DATA ENTRIES
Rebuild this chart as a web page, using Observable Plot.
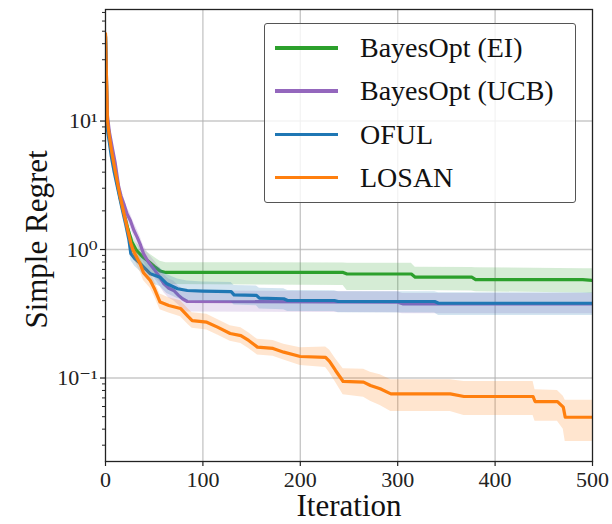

--

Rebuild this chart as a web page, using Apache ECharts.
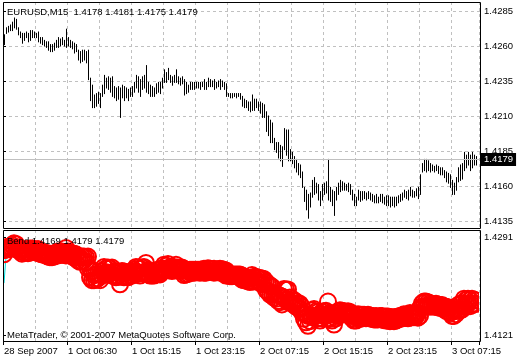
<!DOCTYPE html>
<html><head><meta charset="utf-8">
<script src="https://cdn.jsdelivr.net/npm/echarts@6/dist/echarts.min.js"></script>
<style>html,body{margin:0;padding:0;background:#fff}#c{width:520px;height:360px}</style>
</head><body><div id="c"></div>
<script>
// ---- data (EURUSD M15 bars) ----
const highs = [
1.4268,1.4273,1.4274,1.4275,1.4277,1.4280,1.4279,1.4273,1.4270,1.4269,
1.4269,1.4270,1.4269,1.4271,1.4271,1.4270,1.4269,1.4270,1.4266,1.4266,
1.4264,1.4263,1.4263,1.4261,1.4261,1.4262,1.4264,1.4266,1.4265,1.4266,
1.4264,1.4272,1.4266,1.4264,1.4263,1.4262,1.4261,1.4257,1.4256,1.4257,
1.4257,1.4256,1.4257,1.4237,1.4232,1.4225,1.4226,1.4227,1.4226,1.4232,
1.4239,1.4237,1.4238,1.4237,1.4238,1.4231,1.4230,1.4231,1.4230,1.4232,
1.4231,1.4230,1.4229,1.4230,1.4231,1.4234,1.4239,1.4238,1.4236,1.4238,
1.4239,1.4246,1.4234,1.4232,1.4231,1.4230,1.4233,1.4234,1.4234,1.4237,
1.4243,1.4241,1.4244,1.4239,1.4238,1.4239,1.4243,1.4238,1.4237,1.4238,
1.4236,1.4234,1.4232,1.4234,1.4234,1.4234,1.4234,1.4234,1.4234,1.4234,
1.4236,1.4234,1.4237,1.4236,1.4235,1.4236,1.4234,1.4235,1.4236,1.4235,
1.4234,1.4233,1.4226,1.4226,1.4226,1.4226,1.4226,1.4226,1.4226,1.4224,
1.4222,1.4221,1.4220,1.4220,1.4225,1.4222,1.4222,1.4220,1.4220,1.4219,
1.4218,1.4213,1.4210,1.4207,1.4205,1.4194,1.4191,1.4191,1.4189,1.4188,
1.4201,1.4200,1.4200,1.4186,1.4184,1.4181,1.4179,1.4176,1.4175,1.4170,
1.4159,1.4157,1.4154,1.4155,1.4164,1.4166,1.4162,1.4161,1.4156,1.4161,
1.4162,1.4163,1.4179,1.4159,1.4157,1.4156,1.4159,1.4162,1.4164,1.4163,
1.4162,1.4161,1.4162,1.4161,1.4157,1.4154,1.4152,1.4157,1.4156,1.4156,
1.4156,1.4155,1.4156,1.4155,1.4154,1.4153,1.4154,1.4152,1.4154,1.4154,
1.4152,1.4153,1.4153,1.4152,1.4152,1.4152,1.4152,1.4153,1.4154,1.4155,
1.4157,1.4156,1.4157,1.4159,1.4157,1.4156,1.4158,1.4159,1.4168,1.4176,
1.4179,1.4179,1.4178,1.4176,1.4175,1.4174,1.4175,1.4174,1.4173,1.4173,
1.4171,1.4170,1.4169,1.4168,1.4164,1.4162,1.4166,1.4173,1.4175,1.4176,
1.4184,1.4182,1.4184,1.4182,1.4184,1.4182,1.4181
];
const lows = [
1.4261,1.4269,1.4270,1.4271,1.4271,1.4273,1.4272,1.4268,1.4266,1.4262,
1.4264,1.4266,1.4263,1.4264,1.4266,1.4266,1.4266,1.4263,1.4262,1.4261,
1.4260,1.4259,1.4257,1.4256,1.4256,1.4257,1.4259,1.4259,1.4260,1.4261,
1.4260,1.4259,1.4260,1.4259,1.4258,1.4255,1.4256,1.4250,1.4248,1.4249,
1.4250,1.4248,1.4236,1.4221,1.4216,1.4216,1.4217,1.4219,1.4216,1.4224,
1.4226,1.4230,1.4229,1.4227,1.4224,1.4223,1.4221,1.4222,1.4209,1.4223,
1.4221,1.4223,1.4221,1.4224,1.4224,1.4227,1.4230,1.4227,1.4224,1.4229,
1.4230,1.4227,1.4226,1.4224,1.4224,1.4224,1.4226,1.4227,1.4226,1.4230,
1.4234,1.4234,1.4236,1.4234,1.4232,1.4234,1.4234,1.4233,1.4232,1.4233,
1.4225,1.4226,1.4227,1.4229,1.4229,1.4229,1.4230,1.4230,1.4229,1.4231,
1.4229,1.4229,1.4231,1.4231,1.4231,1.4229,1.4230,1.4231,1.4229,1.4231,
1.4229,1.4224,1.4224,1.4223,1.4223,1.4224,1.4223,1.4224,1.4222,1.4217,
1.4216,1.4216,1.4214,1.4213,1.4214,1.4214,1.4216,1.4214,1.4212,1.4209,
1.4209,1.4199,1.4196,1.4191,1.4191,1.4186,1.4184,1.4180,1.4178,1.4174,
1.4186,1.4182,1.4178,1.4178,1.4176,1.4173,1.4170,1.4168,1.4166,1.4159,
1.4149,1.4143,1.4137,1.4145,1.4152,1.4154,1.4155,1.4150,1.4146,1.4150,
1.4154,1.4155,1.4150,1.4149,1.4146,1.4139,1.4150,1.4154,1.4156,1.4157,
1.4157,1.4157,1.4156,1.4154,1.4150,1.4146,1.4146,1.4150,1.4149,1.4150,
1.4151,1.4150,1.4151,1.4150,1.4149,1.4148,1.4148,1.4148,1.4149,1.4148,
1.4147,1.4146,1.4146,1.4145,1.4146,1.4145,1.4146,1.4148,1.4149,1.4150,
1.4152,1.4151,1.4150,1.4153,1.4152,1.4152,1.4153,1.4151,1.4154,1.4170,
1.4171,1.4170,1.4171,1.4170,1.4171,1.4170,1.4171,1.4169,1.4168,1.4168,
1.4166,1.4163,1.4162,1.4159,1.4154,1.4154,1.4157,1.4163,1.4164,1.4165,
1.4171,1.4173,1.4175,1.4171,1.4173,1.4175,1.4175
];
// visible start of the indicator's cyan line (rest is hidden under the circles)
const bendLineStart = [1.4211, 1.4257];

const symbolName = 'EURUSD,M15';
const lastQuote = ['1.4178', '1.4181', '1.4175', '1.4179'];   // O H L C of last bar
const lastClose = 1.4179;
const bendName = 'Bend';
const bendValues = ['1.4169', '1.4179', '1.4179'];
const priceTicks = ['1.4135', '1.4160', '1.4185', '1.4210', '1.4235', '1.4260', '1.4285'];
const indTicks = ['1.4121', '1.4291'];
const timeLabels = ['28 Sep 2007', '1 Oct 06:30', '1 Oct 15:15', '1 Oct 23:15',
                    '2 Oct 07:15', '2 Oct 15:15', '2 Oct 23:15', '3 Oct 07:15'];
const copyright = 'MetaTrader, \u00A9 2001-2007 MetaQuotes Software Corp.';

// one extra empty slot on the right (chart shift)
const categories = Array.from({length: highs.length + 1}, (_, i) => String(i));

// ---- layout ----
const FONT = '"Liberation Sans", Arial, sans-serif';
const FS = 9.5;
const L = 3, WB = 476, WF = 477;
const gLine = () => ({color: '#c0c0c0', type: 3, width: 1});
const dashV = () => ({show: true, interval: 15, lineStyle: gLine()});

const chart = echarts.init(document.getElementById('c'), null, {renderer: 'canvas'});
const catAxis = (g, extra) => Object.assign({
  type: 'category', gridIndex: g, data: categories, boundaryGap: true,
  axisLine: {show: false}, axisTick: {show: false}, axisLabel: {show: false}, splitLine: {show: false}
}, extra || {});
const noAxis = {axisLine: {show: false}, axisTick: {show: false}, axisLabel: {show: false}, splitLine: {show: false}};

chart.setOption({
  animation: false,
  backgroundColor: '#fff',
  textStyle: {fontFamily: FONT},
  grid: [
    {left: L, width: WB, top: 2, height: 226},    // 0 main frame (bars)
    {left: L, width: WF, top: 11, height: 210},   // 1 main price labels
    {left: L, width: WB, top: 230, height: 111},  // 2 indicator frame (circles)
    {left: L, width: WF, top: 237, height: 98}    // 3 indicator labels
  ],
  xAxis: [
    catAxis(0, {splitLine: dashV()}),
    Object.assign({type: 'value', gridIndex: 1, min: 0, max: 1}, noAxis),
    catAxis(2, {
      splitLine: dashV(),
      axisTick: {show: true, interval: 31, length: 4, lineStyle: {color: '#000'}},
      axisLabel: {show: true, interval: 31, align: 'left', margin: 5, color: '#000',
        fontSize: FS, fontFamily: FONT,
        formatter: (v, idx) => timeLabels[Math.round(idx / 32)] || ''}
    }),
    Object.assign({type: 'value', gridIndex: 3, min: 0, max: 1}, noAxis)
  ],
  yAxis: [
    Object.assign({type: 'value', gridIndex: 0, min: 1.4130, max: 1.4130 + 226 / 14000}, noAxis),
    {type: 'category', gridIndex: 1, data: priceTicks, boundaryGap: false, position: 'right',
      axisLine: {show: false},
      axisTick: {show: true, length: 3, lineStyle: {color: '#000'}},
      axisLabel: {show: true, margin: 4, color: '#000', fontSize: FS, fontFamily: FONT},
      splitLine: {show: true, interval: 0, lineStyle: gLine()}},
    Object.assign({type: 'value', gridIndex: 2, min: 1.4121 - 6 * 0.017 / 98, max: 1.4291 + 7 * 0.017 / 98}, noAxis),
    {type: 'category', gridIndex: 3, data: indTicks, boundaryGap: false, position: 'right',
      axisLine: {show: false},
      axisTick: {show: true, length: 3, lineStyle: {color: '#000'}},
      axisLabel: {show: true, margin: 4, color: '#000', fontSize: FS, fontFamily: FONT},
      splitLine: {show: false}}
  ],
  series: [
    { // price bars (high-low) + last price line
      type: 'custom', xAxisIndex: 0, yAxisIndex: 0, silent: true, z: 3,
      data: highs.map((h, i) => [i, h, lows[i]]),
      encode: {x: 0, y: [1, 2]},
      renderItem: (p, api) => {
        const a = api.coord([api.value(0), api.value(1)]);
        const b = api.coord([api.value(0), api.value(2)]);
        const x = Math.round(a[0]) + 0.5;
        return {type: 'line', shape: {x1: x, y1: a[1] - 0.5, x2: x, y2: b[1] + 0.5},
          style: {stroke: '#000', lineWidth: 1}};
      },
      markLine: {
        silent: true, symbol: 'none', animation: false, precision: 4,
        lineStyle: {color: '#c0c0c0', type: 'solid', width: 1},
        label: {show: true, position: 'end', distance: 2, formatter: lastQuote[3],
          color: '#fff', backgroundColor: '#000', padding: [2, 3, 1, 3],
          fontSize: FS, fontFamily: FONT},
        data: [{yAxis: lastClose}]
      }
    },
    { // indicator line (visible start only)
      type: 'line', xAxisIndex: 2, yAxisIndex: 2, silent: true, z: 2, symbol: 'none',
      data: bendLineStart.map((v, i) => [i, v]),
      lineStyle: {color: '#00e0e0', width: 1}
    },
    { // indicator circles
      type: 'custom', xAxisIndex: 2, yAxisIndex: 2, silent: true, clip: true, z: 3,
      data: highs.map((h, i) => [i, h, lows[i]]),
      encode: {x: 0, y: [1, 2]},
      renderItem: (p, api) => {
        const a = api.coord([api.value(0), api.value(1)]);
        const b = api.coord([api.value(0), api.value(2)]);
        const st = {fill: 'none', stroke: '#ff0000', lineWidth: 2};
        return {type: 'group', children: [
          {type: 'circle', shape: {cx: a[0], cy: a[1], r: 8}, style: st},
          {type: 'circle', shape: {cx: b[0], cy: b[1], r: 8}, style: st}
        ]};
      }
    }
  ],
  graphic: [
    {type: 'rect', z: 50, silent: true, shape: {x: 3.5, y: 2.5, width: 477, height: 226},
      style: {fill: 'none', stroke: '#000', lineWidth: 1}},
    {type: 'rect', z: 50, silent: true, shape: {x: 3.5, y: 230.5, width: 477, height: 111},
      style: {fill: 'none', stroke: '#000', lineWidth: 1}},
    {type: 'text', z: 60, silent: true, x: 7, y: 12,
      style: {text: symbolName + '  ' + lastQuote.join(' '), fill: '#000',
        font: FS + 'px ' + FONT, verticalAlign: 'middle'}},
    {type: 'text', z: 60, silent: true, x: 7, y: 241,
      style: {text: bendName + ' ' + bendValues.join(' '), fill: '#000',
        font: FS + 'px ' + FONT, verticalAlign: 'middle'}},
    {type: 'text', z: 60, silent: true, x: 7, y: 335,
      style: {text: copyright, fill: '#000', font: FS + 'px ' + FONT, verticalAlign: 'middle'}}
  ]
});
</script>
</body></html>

JOB
In the records above, find the lines containing "Rebuild" and copy them.

FULL OUTPUT
Rebuild this chart as a web page, using Observable Plot.
Rebuild this chart as a web page, using Apache ECharts.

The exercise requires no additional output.